Background

A DaemonSet in Kubernetes ensures that a specific pod runs on all or selected nodes (using Node Selectors and Node Affinity) in a cluster. It's typically used for background tasks like logging, monitoring, or networking.

Generally, Cast AI aims to bin-pack pods as tightly as possible into as few nodes as possible, which can present challenges when increasing DaemonSet requests or adding new DaemonSets.

The problem

When you change a DaemonSet's container requests, the DaemonSet controller starts a rollout. Here's an example flow:

Node identified: The DaemonSet controller identifies a node that needs an updated pod.
Delete old pod: The existing pod on that node is deleted.
Create a new pod: With the updated container requests, a new pod is created on the same node (using node affinity to ensure it is scheduled on the correct node).
Repeat for each node: This process is repeated sequentially for all nodes where the DaemonSet is running.

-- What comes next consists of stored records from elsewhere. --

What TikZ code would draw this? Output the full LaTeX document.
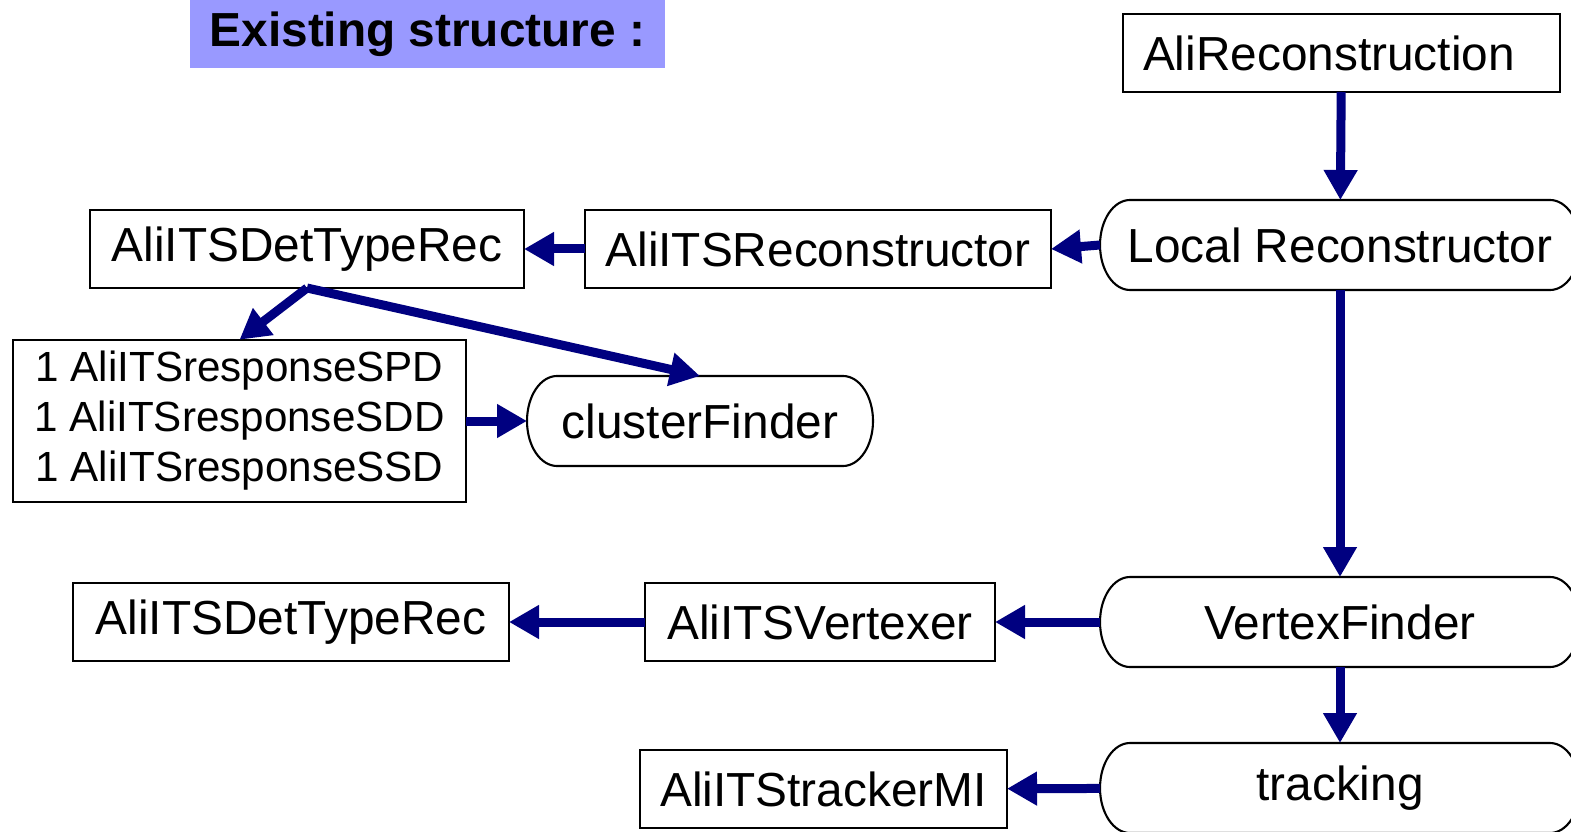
\documentclass[tikz,border=0pt]{standalone}
\usepackage{fontspec}
\setmainfont{Liberation Sans}
\usetikzlibrary{arrows.meta,positioning,calc}
\definecolor{arrowblue}{RGB}{0,0,128}
\definecolor{titleblue}{RGB}{153,153,255}
% outline of a round-ended box around a named node
\newcommand{\stadium}[1]{\draw[line width=0.6pt] ([xshift=0.3cm]#1.north west) -- ([xshift=-0.3cm]#1.north east) arc[start angle=90,end angle=-90,x radius=0.3cm,y radius=0.45cm] -- ([xshift=0.3cm]#1.south west) arc[start angle=270,end angle=90,x radius=0.3cm,y radius=0.45cm] -- cycle;}

\begin{document}
\begin{tikzpicture}
  \tikzstyle{cls}=[draw, line width=0.6pt, outer sep=0pt, minimum height=0.78cm, font=\fontsize{13.6pt}{16pt}\selectfont]
  \tikzstyle{stage}=[outer sep=0pt, minimum height=0.9cm, minimum width=4.8cm, font=\fontsize{13.6pt}{16pt}\selectfont]
  \tikzstyle{flow}=[-{Triangle[length=0.3cm,width=0.32cm]}, line width=0.09cm, arrowblue]
  \useasboundingbox (0,0) rectangle (15.71,8.31);

  % Titel
  \node[fill=titleblue, minimum width=4.75cm, minimum height=0.68cm, font=\fontsize{13.6pt}{16pt}\selectfont\bfseries] (title) at (4.275,7.97) {Existing structure :};

  % Ablauf rechts
  \node[cls, minimum width=4.37cm] (arec) at (13.415,7.78) {AliReconstruction\hspace*{0.25cm}};
  \node[stage] (lrec) at (13.40,5.86) {Local Reconstructor};
  \node[stage] (vf) at (13.40,2.09) {VertexFinder};
  \node[stage] (trk) at (13.40,0.43) {tracking};
  \stadium{lrec}
  \stadium{vf}
  \stadium{trk}

  % Klassen
  \node[cls, minimum width=4.66cm] (itsrec) at (8.18,5.82) {AliITSReconstructor};
  \node[cls, minimum width=4.34cm] (dtr1) at (3.07,5.82) {AliITSDetTypeRec};
  \node[cls, minimum width=4.53cm, minimum height=1.52cm, align=center, font=\fontsize{12pt}{14.2pt}\selectfont] (resp) at (2.395,4.10) {1 AliITSresponseSPD\\1 AliITSresponseSDD\\1 AliITSresponseSSD};
  \node[stage, minimum width=3.46cm] (cf) at (7.00,4.10) {clusterFinder};
  \stadium{cf}
  \node[cls, minimum width=3.5cm] (vtx) at (8.20,2.09) {AliITSVertexer};
  \node[cls, minimum width=4.36cm] (dtr2) at (2.91,2.09) {AliITSDetTypeRec};
  \node[cls, minimum width=3.67cm] (trmi) at (8.235,0.42) {AliITStrackerMI};

  % Pfeile
  \draw[flow] (arec) -- (lrec);
  \draw[flow] (lrec) -- (vf);
  \draw[flow] (vf) -- (trk);
  \draw[flow] (lrec.west) -- (itsrec.east);
  \draw[flow] (itsrec) -- (dtr1);
  \draw[flow] (dtr1.south) -- (resp.north);
  \draw[flow] (dtr1.south) -- (cf.north);
  \draw[flow] (resp) -- (cf);
  \draw[flow] (vf) -- (vtx);
  \draw[flow] (vtx) -- (dtr2);
  \draw[flow] (trk) -- (trmi);
\end{tikzpicture}
\end{document}
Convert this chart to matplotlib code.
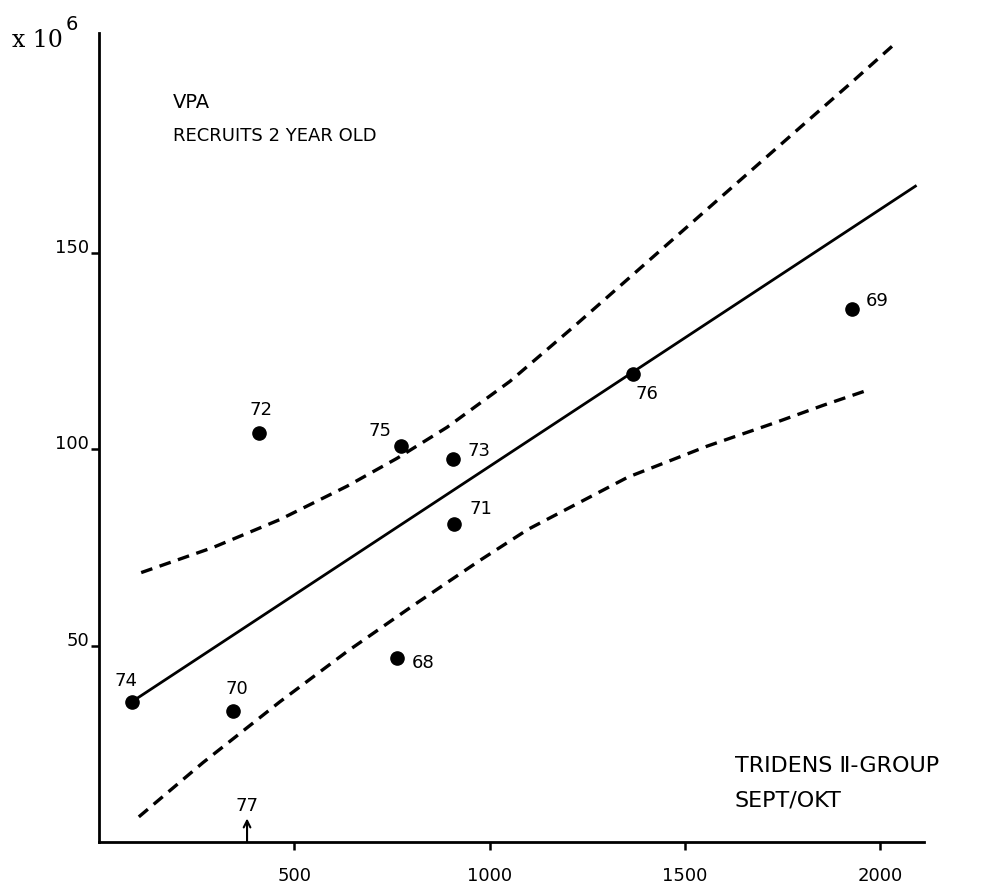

Imagine your nodes have 99% CPU or memory utilization. There's a high chance that when you increase the requests, the new DaemonSet pods won't fit and will stay in the Pending state. If your DaemonSets are providing critical functionality, you might experience downtime.

The same applies to new DaemonSets. New pods might not fit into existing nodes if their resource utilization is high.

Prerequisites

Basic understanding of Kubernetes DaemonSets and resource management
Familiarity with Cast AI's rebalancing feature
Access to modify cluster resources and Cast AI settings

Solution 1: Rebalancing

One possible solution is to rebalance your cluster or just the nodes where the DaemonSets don't fit. Cast AI considers DaemonSet requests and will create the right-sized nodes to accommodate the new or changed DaemonSet pods.

This solution is viable if you're dealing with a new DaemonSet, the DaemonSet isn't critical, and you can tolerate some pods being unavailable temporarily.

Solution 2: Using priority classes

Another solution is a little more complex, but it suitable for situations where you can't afford your DaemonSet pods going down - adding a system-cluster-critical priority class to your DaemonSet. If the DaemonSet pods don't fit when recreated, the Scheduler will evict lower-priority class pods to make room for the DaemonSet.

First, you have to define a ResourceQuota that allows your pods to utilize a priority class:

apiVersion: v1
kind: ResourceQuota
metadata:
  name: critical-daemonsets
  namespace: your-namespace
spec:
  scopeSelector:
    matchExpressions:
      - operator: In
        scopeName: PriorityClass
        values:
          - system-cluster-critical

Then, you can add it to your DaemonSet:

apiVersion: apps/v1
kind: DaemonSet
metadata:
  name: critical-daemonset
  namespace: your-namespace
spec:
  selector:
    matchLabels:
      app.kubernetes.io/name: critical-daemonset
  template:
    metadata:
      labels:
        app.kubernetes.io/name: critical-daemonset
    spec:
      priorityClassName: system-cluster-critical
      containers:
        - image: nginx
          name: nginx
          resources:
            limits:
              cpu: 500m
              memory: 128Mi
            requests:
              cpu: 500m
              memory: 128Mi

How Cast AI Autoscaler handles DaemonSet resources

When making autoscaling decisions, Cast AI's Autoscaler intelligently examines both:

The DaemonSet specifications (what's defined in your YAML)
The actual resource requests of running DaemonSet pods in the cluster

This approach provides accurate capacity planning even when tools like Cast AI's Workload Autoscaler or third-party solutions modify resource requests. The Autoscaler specifically:

Identifies the newest running DaemonSet pods in the cluster
Compares their resource requests with what's defined in the DaemonSet specification
Uses the higher value for capacity planning when creating new nodes
Accounts for any Workload Autoscaler recommendations applied to DaemonSet pods

This prevents scaling loops where nodes are continuously added and removed without successfully scheduling workloads, especially when actual DaemonSet resource requests differ from specifications.

Conclusion

Managing DaemonSet resources in a Cast AI-optimized cluster requires considering the impact on Node utilization and overall cluster efficiency. Whether you choose to rebalance your cluster or use priority classes, monitoring the effects of these changes and adjusting your strategy as needed is crucial.

Whichever solution you choose, adding new DaemonSets or changing the resources of existing ones can lead to cluster inefficiencies. Rebalancing the cluster after such changes is always recommended to ensure that your nodes are right-sized.